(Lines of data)
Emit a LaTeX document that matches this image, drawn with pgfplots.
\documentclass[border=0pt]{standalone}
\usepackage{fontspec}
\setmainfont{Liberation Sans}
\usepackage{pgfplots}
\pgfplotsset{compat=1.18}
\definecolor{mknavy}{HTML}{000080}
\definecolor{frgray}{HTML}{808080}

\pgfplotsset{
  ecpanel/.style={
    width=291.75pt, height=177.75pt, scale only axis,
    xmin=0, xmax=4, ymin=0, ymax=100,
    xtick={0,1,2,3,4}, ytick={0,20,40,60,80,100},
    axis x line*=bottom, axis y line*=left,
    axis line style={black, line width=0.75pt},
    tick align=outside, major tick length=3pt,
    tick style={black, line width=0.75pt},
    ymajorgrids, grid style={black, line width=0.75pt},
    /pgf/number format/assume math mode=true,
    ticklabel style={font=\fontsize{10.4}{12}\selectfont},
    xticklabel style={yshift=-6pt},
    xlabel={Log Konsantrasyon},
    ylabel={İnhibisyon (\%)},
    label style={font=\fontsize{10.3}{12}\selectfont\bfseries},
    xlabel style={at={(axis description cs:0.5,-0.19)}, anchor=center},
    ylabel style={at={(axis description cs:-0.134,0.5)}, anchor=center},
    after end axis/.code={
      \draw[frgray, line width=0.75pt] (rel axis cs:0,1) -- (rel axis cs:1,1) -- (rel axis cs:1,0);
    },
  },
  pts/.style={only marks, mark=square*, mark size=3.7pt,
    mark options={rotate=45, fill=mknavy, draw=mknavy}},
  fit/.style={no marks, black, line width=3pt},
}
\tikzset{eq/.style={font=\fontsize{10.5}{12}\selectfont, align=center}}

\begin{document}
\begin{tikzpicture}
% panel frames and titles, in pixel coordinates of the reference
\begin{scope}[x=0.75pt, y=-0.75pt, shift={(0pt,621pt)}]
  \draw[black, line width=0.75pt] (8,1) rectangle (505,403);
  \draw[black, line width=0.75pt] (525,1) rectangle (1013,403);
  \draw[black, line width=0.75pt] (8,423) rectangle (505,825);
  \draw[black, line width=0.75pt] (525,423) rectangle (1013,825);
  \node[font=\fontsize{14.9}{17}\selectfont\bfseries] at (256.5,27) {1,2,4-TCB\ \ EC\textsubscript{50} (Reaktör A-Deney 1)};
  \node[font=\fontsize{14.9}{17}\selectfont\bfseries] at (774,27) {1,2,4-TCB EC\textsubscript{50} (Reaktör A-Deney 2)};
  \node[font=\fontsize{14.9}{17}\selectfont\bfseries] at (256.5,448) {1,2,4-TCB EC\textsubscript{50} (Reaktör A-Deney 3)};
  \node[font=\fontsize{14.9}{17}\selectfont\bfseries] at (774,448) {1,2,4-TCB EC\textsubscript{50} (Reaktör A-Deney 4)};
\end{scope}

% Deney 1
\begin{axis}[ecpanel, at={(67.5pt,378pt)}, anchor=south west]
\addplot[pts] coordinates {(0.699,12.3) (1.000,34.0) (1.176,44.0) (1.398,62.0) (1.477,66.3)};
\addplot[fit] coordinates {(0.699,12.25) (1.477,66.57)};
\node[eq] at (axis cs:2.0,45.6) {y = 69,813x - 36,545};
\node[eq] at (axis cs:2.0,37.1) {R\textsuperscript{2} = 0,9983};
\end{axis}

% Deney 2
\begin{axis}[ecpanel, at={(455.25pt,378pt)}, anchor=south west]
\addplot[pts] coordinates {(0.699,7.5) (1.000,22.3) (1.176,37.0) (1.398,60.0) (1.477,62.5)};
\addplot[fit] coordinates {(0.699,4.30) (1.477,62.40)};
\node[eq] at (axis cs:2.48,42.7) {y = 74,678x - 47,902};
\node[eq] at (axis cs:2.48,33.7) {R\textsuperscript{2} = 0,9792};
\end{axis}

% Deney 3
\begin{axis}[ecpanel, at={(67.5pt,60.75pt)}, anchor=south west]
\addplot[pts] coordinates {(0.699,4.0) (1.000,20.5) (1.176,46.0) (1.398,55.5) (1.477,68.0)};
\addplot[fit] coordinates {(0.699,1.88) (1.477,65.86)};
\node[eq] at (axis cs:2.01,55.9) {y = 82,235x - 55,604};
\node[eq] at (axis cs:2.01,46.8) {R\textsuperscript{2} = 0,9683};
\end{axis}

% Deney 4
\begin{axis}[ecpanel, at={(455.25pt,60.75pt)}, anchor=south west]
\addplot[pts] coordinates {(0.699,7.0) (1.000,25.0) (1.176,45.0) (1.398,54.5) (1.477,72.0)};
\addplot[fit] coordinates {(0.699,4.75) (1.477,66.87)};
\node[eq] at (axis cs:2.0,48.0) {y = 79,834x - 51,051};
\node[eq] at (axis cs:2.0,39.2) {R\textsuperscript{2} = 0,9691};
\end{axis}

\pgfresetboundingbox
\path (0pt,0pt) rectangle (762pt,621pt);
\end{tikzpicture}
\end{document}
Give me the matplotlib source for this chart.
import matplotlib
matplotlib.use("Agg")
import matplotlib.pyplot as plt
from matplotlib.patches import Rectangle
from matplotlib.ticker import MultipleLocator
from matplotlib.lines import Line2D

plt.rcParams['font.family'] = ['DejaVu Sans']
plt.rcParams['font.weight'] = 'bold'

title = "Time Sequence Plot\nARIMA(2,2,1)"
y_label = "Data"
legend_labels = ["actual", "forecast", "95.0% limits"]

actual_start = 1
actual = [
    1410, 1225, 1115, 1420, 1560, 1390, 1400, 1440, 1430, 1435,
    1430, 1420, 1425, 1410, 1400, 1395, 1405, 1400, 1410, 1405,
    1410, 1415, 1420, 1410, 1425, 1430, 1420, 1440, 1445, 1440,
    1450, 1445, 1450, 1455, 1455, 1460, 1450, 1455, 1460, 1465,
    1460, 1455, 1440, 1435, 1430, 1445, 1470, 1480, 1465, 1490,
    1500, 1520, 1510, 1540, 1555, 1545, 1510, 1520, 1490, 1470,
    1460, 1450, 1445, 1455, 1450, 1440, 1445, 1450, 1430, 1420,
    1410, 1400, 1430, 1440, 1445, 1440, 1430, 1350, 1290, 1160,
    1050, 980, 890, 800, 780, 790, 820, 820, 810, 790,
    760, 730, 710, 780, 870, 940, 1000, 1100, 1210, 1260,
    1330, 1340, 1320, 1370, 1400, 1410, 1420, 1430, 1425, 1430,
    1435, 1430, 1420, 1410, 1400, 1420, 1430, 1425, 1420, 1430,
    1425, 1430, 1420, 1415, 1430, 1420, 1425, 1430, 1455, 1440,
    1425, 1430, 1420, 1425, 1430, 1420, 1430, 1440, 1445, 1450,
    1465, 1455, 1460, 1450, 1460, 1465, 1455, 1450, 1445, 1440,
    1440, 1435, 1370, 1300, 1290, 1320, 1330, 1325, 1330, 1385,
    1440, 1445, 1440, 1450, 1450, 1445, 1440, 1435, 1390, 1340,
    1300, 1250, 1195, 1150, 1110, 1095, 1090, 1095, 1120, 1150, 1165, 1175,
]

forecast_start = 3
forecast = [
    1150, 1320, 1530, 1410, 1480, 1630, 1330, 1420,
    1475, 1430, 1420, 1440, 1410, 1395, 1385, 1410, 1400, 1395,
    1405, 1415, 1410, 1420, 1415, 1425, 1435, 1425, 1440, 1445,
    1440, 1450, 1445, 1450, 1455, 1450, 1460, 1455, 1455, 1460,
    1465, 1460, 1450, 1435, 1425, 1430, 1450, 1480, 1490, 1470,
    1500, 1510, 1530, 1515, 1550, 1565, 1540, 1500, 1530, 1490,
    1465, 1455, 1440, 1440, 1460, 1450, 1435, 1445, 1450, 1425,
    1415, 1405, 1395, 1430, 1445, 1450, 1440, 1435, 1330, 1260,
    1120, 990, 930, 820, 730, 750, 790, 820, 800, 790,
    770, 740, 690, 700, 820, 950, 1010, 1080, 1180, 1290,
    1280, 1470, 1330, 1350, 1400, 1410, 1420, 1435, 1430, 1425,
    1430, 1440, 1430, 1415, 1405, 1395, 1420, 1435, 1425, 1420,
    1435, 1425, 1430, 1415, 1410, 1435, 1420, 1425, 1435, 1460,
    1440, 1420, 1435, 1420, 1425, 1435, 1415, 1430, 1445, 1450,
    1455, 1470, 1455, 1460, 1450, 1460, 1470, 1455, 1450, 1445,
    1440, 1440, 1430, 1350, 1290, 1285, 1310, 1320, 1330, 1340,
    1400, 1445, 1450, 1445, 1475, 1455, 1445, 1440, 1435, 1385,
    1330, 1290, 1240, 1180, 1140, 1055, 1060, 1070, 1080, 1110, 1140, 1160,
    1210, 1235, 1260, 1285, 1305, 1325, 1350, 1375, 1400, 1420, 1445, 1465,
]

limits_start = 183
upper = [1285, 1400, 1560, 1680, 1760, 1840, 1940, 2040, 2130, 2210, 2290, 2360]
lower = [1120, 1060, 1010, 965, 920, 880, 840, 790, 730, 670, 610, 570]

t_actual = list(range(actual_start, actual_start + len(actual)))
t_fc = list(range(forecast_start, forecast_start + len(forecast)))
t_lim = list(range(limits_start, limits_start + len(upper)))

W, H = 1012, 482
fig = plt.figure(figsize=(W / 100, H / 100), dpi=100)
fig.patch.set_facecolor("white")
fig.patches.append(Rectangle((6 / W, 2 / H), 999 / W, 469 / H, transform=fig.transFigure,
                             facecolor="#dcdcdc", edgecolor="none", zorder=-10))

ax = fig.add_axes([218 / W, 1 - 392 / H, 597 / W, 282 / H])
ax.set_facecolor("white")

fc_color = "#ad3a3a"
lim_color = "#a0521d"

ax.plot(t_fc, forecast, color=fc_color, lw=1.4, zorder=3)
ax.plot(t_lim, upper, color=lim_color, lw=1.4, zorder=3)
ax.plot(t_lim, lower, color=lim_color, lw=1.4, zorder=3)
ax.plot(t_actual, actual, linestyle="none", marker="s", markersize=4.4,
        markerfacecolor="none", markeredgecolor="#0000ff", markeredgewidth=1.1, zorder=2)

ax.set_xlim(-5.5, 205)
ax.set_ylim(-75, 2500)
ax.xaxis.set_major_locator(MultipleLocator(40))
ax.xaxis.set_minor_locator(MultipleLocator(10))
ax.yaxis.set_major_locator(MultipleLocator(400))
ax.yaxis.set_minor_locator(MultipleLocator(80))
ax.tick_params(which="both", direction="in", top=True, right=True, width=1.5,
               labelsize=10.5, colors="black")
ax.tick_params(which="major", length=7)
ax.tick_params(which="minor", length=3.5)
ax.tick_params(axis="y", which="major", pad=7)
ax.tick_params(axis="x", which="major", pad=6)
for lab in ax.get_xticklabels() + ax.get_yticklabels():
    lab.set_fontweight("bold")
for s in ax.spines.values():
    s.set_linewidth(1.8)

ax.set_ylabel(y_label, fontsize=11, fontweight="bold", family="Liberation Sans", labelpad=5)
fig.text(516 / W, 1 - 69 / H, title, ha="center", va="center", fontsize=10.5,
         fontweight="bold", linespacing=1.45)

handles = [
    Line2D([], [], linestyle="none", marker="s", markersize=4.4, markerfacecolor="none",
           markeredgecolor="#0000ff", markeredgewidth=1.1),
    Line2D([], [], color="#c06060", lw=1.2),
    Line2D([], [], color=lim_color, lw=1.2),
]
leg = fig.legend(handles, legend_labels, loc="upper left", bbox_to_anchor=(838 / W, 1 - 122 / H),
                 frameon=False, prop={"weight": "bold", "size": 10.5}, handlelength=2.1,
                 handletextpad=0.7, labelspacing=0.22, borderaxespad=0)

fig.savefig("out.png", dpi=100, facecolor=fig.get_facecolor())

● PROBLEM TO WORK ON
Report every line containing the word "matplotlib" from the listing above.

● TASK RESULT
Give me the matplotlib source for this chart.
import matplotlib
matplotlib.use("Agg")
import matplotlib.pyplot as plt
from matplotlib.patches import Rectangle
from matplotlib.ticker import MultipleLocator
from matplotlib.lines import Line2D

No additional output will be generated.